En algunos casos, el Gobierno impulsa con vehemencia la aplicación selectiva de normas, como la ley de medios, socavando en el camino los pilares que sostienen la independencia judicial. En otros, deja la amenaza instalada, configurando un escenario de riesgos e incertidumbre que afecta a cualquier empresa periodística que pretenda contar con un horizonte mínimamente previsible para su viabilidad. No es casual el incumplimiento de las promesas oficiales referidas a la búsqueda de herramientas para paliar la crisis de las pequeñas empresas periodísticas.
La ley audiovisual, al restringir y silenciar medios sin justificación tecnológica, ya que no usan espectro radioeléctrico, vulnera los artículos 14 y 32 de la Constitución Nacional y 13 de la Convención Americana sobre Derechos Humanos, lo cual afecta claramente la libertad de expresión. Lo mismo sucede cuando limita arbitrariamente la audiencia de los medios privados, excluyendo a la mayoría de la población de la posibilidad de acceder a esos mensajes.
Los regímenes mencionados suelen urdir campañas de hostigamiento constante contra un medio o grupo mediático de gran envergadura. El sometimiento de un actor de gran escala dentro del sector periodístico puede generar un temor que luego se disemine entre el resto de los medios y, por extensión, entre los periodistas y ciudadanos en general.
"El verdadero poder no lo tienen los gobiernos sino los medios", suelen afirmar los representantes de gobiernos que cuentan con extraordinarios recursos económicos que, como hace muchas décadas, no administraban los gestores de la cosa pública, y con contrapesos republicanos debilitados o neutralizados. Esa postulación es funcional a la implementación abusiva de dispositivos fiscalizadores o reguladores para los medios, aplicados por quienes, de acuerdo a la lógica de nuestras constituciones democráticas, deberían ser fiscalizados.

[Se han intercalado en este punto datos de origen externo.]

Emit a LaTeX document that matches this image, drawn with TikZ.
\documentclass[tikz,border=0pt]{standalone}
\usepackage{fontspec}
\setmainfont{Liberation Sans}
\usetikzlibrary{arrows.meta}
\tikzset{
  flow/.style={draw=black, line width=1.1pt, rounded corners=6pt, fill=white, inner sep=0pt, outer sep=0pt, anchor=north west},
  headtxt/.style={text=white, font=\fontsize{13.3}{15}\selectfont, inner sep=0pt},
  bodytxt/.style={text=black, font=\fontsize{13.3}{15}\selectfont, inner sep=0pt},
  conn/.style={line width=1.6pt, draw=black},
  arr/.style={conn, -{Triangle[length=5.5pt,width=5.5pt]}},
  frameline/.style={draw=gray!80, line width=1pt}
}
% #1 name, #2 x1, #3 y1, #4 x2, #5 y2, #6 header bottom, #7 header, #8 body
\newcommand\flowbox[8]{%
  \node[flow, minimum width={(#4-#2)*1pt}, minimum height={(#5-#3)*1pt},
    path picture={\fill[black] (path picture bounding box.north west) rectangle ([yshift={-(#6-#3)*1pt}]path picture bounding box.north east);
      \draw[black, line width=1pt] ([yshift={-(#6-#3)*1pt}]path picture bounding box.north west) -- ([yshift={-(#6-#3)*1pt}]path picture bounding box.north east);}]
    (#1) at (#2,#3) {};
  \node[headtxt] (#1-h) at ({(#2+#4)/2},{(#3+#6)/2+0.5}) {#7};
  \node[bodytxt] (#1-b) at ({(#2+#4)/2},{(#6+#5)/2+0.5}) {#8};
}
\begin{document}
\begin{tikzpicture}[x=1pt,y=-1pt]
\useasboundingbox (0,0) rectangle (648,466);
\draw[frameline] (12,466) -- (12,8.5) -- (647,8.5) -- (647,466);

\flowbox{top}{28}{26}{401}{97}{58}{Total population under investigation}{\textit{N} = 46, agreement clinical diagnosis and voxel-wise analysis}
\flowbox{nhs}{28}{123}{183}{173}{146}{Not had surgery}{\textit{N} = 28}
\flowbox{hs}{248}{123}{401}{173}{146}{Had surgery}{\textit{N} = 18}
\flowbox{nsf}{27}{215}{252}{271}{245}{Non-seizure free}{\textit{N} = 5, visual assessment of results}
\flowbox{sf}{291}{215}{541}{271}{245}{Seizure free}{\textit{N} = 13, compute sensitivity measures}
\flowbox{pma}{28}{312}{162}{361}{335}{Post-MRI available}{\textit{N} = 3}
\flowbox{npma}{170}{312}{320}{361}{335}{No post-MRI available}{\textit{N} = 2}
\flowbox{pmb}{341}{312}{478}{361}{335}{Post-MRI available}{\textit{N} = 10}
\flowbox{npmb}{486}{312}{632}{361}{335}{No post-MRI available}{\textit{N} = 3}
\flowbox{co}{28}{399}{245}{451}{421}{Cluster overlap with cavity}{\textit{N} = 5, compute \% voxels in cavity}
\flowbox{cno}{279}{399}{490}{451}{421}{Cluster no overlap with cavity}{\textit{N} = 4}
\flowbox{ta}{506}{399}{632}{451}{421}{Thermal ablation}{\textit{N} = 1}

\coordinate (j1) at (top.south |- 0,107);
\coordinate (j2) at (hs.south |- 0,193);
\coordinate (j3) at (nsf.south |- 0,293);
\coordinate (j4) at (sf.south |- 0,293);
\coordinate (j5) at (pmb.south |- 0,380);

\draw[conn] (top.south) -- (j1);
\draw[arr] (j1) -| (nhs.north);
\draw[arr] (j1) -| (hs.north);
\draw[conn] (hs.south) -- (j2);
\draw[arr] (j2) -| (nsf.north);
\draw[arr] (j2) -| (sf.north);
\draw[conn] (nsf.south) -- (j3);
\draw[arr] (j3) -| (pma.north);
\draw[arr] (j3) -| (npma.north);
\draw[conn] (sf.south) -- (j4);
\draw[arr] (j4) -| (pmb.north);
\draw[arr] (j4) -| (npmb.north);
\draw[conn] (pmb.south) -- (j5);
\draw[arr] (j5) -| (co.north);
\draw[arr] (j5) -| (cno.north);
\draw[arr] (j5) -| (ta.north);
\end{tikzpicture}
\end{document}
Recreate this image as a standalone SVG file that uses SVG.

Esos avances para encorsetar a la prensa se apoyan discursivamente en tergiversaciones semánticas. La usurpación lingüística de ciertos términos engendra procesos "democratizadores" que debilitan a la democracia, en la medida en que desmantelan sus presupuestos esenciales.
Hoy, en nuestro país, el gobierno sustituye las conferencias de prensa por entrevistas a medida o emplea reiteradas cadenas audiovisuales para un discurso pretendidamente liberador. Hay funcionarios nacionales, y en algunos casos también locales, para los que "pluralizar" significa multiplicar la dependencia. Recurren de manera corriente a la calumnia y la difamación contra editores. Llevan adelante campañas estigmatizantes y señalamientos públicos contra periodistas y otros ciudadanos que se atreven a expresar una opinión diferente a la oficial. Rige un plexo normativo que se intenta manipular con el fin de someter la discrepancia, en el que el acceso a la información ciudadana es un derecho que duerme en proyectos ignorados por los bloques legislativos mayoritarios.
Luego de tres décadas de que los argentinos retornáramos a la institucionalidad, los ataques a la prensa, la intolerancia ante voces disidentes y la dilación permanente a sancionar una ley de acceso a la información pública cuestionan dos principios básicos del sistema democrático: los derechos de los ciudadanos a expresarse sin represalias y a controlar los actos de gobierno.
Con el escenario descripto es difícil sostener que se atraviesa el mejor momento para la libertad de prensa.
El solo hecho de que esa idea pueda ser esbozada, sin que se la interprete como una ironía feroz e inadmisible, indica que la salud de esa libertad está seriamente deteriorada.